| Brief |
From the entries below, print exactly the span beginning with the line holding "Clone this chart in Plotly.js." and ending with the line holding "[2.45, 2.6], [2.9]];", endpoints included, and skip any pictures.

| The data |
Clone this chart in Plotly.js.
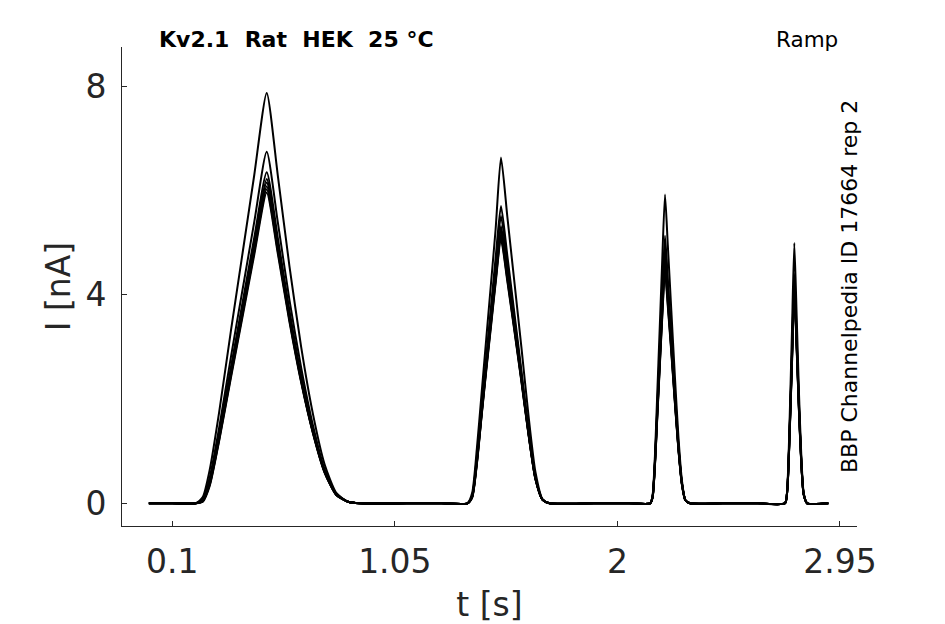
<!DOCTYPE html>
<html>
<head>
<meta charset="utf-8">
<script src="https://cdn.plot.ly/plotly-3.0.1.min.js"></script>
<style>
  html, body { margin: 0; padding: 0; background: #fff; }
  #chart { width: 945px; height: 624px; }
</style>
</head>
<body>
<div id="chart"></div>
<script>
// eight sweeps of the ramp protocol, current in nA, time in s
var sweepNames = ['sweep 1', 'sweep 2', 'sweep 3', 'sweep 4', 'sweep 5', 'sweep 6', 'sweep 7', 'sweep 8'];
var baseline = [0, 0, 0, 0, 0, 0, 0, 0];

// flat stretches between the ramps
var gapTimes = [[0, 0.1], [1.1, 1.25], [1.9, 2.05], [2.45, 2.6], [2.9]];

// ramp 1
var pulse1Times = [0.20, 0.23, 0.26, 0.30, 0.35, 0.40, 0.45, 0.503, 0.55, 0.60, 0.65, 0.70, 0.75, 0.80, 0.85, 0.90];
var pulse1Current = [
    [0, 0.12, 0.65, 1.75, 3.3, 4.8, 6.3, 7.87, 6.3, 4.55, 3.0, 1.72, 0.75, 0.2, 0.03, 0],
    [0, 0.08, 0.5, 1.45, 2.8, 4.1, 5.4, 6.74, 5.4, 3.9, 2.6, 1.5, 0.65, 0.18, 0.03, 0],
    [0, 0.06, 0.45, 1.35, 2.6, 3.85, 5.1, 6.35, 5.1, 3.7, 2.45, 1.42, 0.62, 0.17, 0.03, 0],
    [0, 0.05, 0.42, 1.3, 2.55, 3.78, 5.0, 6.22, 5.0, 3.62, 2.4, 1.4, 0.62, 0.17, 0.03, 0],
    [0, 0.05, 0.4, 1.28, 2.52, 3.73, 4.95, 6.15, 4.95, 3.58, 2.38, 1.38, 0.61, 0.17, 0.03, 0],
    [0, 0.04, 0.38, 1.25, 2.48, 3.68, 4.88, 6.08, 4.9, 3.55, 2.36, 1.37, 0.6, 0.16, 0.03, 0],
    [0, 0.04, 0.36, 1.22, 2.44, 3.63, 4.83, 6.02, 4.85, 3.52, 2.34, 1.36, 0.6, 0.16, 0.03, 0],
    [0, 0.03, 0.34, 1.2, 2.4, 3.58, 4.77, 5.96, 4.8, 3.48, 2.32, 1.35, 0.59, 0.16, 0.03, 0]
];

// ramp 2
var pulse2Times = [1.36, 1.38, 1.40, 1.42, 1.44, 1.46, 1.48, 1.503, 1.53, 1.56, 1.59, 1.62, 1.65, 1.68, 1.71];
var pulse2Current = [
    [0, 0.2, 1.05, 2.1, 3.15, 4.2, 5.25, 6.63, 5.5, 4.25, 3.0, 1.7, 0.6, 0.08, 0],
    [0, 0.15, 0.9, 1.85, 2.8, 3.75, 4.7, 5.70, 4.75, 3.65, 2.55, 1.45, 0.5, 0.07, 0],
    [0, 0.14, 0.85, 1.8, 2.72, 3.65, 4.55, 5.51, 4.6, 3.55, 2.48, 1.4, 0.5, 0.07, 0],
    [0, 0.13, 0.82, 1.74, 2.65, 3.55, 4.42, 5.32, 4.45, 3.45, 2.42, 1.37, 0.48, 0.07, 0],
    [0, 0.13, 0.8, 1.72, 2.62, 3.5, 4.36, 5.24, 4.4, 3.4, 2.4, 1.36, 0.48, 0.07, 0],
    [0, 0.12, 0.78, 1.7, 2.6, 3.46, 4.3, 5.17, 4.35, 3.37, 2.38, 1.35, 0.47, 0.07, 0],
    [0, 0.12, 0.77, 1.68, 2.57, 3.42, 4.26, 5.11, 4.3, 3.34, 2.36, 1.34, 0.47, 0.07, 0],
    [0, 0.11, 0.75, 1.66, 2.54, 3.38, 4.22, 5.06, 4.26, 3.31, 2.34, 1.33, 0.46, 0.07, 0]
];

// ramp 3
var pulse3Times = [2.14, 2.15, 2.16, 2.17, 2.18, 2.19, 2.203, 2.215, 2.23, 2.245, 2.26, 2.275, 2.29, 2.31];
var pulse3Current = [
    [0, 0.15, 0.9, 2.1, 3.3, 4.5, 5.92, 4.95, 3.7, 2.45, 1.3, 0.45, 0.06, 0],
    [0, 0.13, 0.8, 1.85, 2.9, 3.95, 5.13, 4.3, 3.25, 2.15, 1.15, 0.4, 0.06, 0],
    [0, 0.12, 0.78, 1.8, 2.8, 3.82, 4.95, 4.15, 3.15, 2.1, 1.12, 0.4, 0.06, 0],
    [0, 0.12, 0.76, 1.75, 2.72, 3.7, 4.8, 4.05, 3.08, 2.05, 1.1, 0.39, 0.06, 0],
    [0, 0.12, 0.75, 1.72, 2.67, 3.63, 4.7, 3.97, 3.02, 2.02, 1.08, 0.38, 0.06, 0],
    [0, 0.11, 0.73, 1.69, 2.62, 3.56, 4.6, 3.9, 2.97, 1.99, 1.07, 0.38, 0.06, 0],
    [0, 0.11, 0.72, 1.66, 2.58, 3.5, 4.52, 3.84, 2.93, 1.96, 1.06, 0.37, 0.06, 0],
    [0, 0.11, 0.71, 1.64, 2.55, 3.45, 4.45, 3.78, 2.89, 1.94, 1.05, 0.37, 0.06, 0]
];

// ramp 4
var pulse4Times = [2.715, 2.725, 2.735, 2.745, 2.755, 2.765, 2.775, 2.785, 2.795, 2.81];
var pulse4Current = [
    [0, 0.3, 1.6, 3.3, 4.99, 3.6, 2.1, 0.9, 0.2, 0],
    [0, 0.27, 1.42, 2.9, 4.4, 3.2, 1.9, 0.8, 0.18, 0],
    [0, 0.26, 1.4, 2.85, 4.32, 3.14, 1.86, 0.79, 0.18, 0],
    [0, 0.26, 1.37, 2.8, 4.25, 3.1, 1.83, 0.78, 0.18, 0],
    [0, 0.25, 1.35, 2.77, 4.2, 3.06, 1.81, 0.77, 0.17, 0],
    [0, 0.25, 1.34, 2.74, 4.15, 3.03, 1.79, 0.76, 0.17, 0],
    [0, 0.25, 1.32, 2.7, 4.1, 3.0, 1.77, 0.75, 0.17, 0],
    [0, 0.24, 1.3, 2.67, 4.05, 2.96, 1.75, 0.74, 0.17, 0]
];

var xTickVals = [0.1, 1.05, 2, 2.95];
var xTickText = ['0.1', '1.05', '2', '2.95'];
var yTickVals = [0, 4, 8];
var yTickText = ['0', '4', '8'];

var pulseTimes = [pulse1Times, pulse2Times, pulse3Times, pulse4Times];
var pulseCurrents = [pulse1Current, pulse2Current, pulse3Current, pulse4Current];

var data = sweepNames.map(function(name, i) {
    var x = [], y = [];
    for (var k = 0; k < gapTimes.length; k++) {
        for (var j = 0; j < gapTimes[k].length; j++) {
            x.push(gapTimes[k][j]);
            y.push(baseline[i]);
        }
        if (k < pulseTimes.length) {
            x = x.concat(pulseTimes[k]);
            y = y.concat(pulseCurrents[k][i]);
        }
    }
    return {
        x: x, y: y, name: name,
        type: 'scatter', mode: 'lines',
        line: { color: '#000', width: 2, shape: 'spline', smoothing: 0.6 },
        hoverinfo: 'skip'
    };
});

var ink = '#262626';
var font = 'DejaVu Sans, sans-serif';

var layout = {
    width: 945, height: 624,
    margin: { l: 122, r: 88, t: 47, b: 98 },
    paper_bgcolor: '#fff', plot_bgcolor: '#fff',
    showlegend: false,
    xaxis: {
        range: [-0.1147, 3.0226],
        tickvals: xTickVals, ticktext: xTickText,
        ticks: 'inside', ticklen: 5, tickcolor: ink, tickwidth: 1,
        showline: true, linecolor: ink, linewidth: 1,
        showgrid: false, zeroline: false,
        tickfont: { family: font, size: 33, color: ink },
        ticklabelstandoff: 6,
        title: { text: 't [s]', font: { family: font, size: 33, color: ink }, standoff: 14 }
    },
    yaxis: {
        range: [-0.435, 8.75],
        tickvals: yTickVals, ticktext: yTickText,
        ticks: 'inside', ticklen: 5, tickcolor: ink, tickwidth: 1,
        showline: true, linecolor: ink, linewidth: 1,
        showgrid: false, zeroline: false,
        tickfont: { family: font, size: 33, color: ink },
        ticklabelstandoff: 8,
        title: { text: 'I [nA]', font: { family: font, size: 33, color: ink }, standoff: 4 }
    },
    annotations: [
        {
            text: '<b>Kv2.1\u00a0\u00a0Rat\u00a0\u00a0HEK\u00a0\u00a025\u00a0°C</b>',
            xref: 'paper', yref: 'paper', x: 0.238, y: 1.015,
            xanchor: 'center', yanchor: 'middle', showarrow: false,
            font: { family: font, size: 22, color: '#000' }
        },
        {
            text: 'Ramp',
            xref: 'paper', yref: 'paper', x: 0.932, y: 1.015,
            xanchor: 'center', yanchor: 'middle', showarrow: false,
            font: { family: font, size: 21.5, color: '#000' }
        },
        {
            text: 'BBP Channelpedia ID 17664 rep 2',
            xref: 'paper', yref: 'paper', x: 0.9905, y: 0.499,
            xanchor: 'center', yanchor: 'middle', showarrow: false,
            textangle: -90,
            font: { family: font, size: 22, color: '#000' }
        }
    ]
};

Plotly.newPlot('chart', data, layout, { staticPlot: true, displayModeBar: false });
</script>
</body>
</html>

---

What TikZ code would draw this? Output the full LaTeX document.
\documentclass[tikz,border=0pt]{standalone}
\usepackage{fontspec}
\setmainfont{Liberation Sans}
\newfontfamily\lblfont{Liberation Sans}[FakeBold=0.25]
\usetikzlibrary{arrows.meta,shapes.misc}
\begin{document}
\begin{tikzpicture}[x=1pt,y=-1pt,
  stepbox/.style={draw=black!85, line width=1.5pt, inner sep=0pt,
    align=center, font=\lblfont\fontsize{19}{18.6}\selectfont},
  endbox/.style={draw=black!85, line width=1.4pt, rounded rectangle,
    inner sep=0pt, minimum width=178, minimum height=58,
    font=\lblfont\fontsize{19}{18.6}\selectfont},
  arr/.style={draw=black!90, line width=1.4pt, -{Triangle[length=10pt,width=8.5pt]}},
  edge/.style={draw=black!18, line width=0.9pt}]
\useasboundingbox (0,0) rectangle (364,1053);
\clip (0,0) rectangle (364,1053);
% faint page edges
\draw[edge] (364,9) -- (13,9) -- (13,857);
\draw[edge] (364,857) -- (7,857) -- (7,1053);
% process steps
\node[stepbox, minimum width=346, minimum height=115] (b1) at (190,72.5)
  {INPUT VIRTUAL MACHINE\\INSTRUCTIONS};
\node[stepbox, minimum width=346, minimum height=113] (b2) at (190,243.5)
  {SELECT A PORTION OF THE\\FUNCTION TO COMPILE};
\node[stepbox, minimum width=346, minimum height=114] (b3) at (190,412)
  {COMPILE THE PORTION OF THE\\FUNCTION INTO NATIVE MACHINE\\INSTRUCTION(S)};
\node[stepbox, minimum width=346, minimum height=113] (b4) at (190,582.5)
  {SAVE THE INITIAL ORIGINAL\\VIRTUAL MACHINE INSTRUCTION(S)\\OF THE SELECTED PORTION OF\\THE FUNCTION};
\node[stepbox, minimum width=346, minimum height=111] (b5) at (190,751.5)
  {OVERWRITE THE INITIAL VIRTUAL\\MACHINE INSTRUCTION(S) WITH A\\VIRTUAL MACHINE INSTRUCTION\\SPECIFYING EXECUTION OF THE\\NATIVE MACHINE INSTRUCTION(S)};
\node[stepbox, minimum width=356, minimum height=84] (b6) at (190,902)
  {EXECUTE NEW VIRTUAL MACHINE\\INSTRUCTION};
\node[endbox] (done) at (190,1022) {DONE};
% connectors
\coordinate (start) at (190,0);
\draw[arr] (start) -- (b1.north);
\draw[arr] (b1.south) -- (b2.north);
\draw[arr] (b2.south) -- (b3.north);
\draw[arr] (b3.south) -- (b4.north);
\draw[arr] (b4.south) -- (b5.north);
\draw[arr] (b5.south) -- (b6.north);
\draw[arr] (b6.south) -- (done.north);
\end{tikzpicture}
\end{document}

| Written solution |
Clone this chart in Plotly.js.
<!DOCTYPE html>
<html>
<head>
<meta charset="utf-8">
<script src="https://cdn.plot.ly/plotly-3.0.1.min.js"></script>
<style>
  html, body { margin: 0; padding: 0; background: #fff; }
  #chart { width: 945px; height: 624px; }
</style>
</head>
<body>
<div id="chart"></div>
<script>
// eight sweeps of the ramp protocol, current in nA, time in s
var sweepNames = ['sweep 1', 'sweep 2', 'sweep 3', 'sweep 4', 'sweep 5', 'sweep 6', 'sweep 7', 'sweep 8'];
var baseline = [0, 0, 0, 0, 0, 0, 0, 0];

// flat stretches between the ramps
var gapTimes = [[0, 0.1], [1.1, 1.25], [1.9, 2.05], [2.45, 2.6], [2.9]];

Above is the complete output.